Please transcribe the data below exactly. Leave the pictures out.

------ Dataset content ------

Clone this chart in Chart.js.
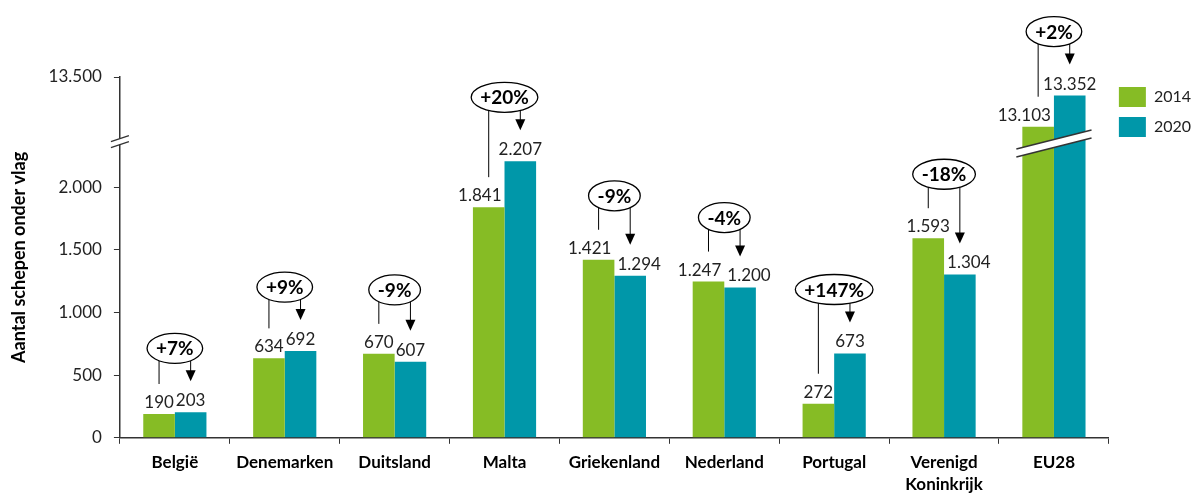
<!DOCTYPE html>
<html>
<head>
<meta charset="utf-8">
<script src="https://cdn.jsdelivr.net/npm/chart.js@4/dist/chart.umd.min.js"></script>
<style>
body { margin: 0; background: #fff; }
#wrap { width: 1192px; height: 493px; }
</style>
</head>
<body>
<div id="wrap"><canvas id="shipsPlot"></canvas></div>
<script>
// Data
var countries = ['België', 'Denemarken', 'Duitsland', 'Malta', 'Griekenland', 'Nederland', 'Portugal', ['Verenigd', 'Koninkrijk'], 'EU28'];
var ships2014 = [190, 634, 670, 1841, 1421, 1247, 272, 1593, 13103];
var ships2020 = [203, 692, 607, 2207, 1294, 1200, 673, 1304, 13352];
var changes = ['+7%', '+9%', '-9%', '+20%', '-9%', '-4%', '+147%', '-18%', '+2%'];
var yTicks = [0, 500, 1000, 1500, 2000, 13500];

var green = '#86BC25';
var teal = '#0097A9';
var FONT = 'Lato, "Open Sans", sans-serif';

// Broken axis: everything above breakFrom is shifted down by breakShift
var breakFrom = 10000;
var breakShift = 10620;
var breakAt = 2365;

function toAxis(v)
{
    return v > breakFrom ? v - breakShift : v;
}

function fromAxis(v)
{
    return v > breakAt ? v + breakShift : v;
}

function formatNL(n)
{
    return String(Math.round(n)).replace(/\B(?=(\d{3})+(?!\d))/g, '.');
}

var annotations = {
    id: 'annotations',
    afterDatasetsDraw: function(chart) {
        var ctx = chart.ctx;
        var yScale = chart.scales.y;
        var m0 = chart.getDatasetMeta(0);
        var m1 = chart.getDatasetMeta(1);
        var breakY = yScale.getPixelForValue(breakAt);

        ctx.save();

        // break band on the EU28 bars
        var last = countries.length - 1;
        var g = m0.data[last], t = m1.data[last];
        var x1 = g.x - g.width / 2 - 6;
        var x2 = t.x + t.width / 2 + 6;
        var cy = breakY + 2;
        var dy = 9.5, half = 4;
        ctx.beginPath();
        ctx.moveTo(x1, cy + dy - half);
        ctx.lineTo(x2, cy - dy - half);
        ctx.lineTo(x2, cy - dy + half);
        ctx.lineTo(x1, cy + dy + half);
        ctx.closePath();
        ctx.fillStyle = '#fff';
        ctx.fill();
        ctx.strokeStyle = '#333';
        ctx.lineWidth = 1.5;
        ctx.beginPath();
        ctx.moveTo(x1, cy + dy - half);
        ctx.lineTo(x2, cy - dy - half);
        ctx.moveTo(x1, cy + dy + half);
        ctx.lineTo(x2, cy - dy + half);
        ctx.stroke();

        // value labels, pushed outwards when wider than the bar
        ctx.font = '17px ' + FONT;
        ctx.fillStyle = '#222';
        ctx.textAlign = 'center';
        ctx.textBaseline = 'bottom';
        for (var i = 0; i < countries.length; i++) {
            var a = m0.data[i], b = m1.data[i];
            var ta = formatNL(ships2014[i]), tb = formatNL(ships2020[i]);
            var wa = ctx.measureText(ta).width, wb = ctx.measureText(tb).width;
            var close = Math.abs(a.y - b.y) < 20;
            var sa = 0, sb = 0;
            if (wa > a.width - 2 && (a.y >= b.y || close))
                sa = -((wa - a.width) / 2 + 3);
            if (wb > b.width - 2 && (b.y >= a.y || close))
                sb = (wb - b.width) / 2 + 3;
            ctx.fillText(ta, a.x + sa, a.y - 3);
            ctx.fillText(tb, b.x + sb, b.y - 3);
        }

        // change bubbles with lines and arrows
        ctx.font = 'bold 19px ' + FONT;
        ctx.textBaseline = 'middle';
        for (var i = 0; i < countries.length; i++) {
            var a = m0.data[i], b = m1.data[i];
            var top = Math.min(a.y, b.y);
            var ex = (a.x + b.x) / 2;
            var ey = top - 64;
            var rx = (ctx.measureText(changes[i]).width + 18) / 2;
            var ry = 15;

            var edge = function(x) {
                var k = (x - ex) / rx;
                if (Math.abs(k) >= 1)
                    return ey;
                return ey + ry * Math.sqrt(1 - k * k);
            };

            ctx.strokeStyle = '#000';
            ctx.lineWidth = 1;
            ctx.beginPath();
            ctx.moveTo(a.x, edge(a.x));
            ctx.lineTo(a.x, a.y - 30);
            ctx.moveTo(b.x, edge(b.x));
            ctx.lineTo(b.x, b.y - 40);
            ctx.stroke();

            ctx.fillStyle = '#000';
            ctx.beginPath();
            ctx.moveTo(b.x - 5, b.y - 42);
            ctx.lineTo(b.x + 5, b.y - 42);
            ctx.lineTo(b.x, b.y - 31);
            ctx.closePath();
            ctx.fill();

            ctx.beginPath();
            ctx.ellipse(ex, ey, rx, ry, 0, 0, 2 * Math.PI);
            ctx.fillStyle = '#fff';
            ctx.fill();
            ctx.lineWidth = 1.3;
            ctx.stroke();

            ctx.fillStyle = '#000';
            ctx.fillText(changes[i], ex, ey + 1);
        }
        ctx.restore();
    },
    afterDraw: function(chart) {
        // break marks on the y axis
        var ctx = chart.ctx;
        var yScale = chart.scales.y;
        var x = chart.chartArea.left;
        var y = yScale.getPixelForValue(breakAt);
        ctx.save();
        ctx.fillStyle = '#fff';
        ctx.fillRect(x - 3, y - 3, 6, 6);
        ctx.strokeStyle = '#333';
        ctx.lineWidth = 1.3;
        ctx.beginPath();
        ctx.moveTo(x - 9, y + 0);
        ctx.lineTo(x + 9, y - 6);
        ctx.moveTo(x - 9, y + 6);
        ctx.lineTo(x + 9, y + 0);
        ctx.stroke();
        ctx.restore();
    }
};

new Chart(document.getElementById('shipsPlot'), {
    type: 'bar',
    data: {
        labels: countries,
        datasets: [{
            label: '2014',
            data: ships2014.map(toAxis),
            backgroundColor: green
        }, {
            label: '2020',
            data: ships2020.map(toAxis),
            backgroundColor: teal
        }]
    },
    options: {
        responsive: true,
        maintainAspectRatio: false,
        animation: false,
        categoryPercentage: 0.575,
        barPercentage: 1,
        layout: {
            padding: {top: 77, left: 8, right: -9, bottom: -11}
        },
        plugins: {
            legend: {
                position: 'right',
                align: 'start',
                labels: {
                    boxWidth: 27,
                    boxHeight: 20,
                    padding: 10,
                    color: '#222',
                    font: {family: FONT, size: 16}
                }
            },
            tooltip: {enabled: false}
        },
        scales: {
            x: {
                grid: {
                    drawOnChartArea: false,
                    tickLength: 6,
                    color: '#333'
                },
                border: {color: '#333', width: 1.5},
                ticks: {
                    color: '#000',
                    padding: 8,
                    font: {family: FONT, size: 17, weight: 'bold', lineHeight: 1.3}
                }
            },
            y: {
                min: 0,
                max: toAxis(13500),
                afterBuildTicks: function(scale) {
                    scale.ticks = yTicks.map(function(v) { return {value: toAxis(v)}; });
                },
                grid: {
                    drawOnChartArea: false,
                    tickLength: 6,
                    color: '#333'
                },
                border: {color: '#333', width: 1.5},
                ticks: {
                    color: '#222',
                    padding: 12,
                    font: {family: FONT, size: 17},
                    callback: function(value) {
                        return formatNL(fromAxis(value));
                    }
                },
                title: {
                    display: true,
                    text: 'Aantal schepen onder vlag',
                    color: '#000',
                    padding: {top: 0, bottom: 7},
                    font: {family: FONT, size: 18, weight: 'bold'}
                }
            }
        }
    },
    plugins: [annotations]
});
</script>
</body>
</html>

------

### Final result
Clone this chart in Chart.js.
<!DOCTYPE html>
<html>
<head>
<meta charset="utf-8">
<script src="https://cdn.jsdelivr.net/npm/chart.js@4/dist/chart.umd.min.js"></script>
<style>
body { margin: 0; background: #fff; }
#wrap { width: 1192px; height: 493px; }
</style>
</head>
<body>
<div id="wrap"><canvas id="shipsPlot"></canvas></div>
<script>
// Data
var countries = ['België', 'Denemarken', 'Duitsland', 'Malta', 'Griekenland', 'Nederland', 'Portugal', ['Verenigd', 'Koninkrijk'], 'EU28'];
var ships2014 = [190, 634, 670, 1841, 1421, 1247, 272, 1593, 13103];
var ships2020 = [203, 692, 607, 2207, 1294, 1200, 673, 1304, 13352];
var changes = ['+7%', '+9%', '-9%', '+20%', '-9%', '-4%', '+147%', '-18%', '+2%'];
var yTicks = [0, 500, 1000, 1500, 2000, 13500];

var green = '#86BC25';
var teal = '#0097A9';
var FONT = 'Lato, "Open Sans", sans-serif';

// Broken axis: everything above breakFrom is shifted down by breakShift
var breakFrom = 10000;
var breakShift = 10620;
var breakAt = 2365;

function toAxis(v)
{
    return v > breakFrom ? v - breakShift : v;
}

function fromAxis(v)
{
    return v > breakAt ? v + breakShift : v;
}

function formatNL(n)
{
    return String(Math.round(n)).replace(/\B(?=(\d{3})+(?!\d))/g, '.');
}

var annotations = {
    id: 'annotations',
    afterDatasetsDraw: function(chart) {
        var ctx = chart.ctx;
        var yScale = chart.scales.y;
        var m0 = chart.getDatasetMeta(0);
        var m1 = chart.getDatasetMeta(1);
        var breakY = yScale.getPixelForValue(breakAt);

        ctx.save();

        // break band on the EU28 bars
        var last = countries.length - 1;
        var g = m0.data[last], t = m1.data[last];
        var x1 = g.x - g.width / 2 - 6;
        var x2 = t.x + t.width / 2 + 6;
        var cy = breakY + 2;
        var dy = 9.5, half = 4;
        ctx.beginPath();
        ctx.moveTo(x1, cy + dy - half);
        ctx.lineTo(x2, cy - dy - half);
        ctx.lineTo(x2, cy - dy + half);
        ctx.lineTo(x1, cy + dy + half);
        ctx.closePath();
        ctx.fillStyle = '#fff';
        ctx.fill();
        ctx.strokeStyle = '#333';
        ctx.lineWidth = 1.5;
        ctx.beginPath();
        ctx.moveTo(x1, cy + dy - half);
        ctx.lineTo(x2, cy - dy - half);
        ctx.moveTo(x1, cy + dy + half);
        ctx.lineTo(x2, cy - dy + half);
        ctx.stroke();

        // value labels, pushed outwards when wider than the bar
        ctx.font = '17px ' + FONT;
        ctx.fillStyle = '#222';
        ctx.textAlign = 'center';
        ctx.textBaseline = 'bottom';
        for (var i = 0; i < countries.length; i++) {
            var a = m0.data[i], b = m1.data[i];
            var ta = formatNL(ships2014[i]), tb = formatNL(ships2020[i]);
            var wa = ctx.measureText(ta).width, wb = ctx.measureText(tb).width;
            var close = Math.abs(a.y - b.y) < 20;
            var sa = 0, sb = 0;
            if (wa > a.width - 2 && (a.y >= b.y || close))
                sa = -((wa - a.width) / 2 + 3);
            if (wb > b.width - 2 && (b.y >= a.y || close))
                sb = (wb - b.width) / 2 + 3;
            ctx.fillText(ta, a.x + sa, a.y - 3);
            ctx.fillText(tb, b.x + sb, b.y - 3);
        }

        // change bubbles with lines and arrows
        ctx.font = 'bold 19px ' + FONT;
        ctx.textBaseline = 'middle';
        for (var i = 0; i < countries.length; i++) {
            var a = m0.data[i], b = m1.data[i];
            var top = Math.min(a.y, b.y);
            var ex = (a.x + b.x) / 2;
            var ey = top - 64;
            var rx = (ctx.measureText(changes[i]).width + 18) / 2;
            var ry = 15;

            var edge = function(x) {
                var k = (x - ex) / rx;
                if (Math.abs(k) >= 1)
                    return ey;
                return ey + ry * Math.sqrt(1 - k * k);
            };

            ctx.strokeStyle = '#000';
            ctx.lineWidth = 1;
            ctx.beginPath();
            ctx.moveTo(a.x, edge(a.x));
            ctx.lineTo(a.x, a.y - 30);
            ctx.moveTo(b.x, edge(b.x));
            ctx.lineTo(b.x, b.y - 40);
            ctx.stroke();

            ctx.fillStyle = '#000';
            ctx.beginPath();
            ctx.moveTo(b.x - 5, b.y - 42);
            ctx.lineTo(b.x + 5, b.y - 42);
            ctx.lineTo(b.x, b.y - 31);
            ctx.closePath();
            ctx.fill();

            ctx.beginPath();
            ctx.ellipse(ex, ey, rx, ry, 0, 0, 2 * Math.PI);
            ctx.fillStyle = '#fff';
            ctx.fill();
            ctx.lineWidth = 1.3;
            ctx.stroke();

            ctx.fillStyle = '#000';
            ctx.fillText(changes[i], ex, ey + 1);
        }
        ctx.restore();
    },
    afterDraw: function(chart) {
        // break marks on the y axis
        var ctx = chart.ctx;
        var yScale = chart.scales.y;
        var x = chart.chartArea.left;
        var y = yScale.getPixelForValue(breakAt);
        ctx.save();
        ctx.fillStyle = '#fff';
        ctx.fillRect(x - 3, y - 3, 6, 6);
        ctx.strokeStyle = '#333';
        ctx.lineWidth = 1.3;
        ctx.beginPath();
        ctx.moveTo(x - 9, y + 0);
        ctx.lineTo(x + 9, y - 6);
        ctx.moveTo(x - 9, y + 6);
        ctx.lineTo(x + 9, y + 0);
        ctx.stroke();
        ctx.restore();
    }
};

new Chart(document.getElementById('shipsPlot'), {
    type: 'bar',
    data: {
        labels: countries,
        datasets: [{
            label: '2014',
            data: ships2014.map(toAxis),
            backgroundColor: green
        }, {
            label: '2020',
            data: ships2020.map(toAxis),
            backgroundColor: teal
        }]
    },
    options: {
        responsive: true,
        maintainAspectRatio: false,
        animation: false,
        categoryPercentage: 0.575,
        barPercentage: 1,
        layout: {
            padding: {top: 77, left: 8, right: -9, bottom: -11}
        },
        plugins: {
            legend: {
                position: 'right',
                align: 'start',
                labels: {
                    boxWidth: 27,
                    boxHeight: 20,
                    padding: 10,
                    color: '#222',
                    font: {family: FONT, size: 16}
                }
            },
            tooltip: {enabled: false}
        },
        scales: {
            x: {
                grid: {
                    drawOnChartArea: false,
                    tickLength: 6,
                    color: '#333'
                },
                border: {color: '#333', width: 1.5},
                ticks: {
                    color: '#000',
                    padding: 8,
                    font: {family: FONT, size: 17, weight: 'bold', lineHeight: 1.3}
                }
            },
            y: {
                min: 0,
                max: toAxis(13500),
                afterBuildTicks: function(scale) {
                    scale.ticks = yTicks.map(function(v) { return {value: toAxis(v)}; });
                },
                grid: {
                    drawOnChartArea: false,
                    tickLength: 6,
                    color: '#333'
                },
                border: {color: '#333', width: 1.5},
                ticks: {
                    color: '#222',
                    padding: 12,
                    font: {family: FONT, size: 17},
                    callback: function(value) {
                        return formatNL(fromAxis(value));
                    }
                },
                title: {
                    display: true,
                    text: 'Aantal schepen onder vlag',
                    color: '#000',
                    padding: {top: 0, bottom: 7},
                    font: {family: FONT, size: 18, weight: 'bold'}
                }
            }
        }
    },
    plugins: [annotations]
});
</script>
</body>
</html>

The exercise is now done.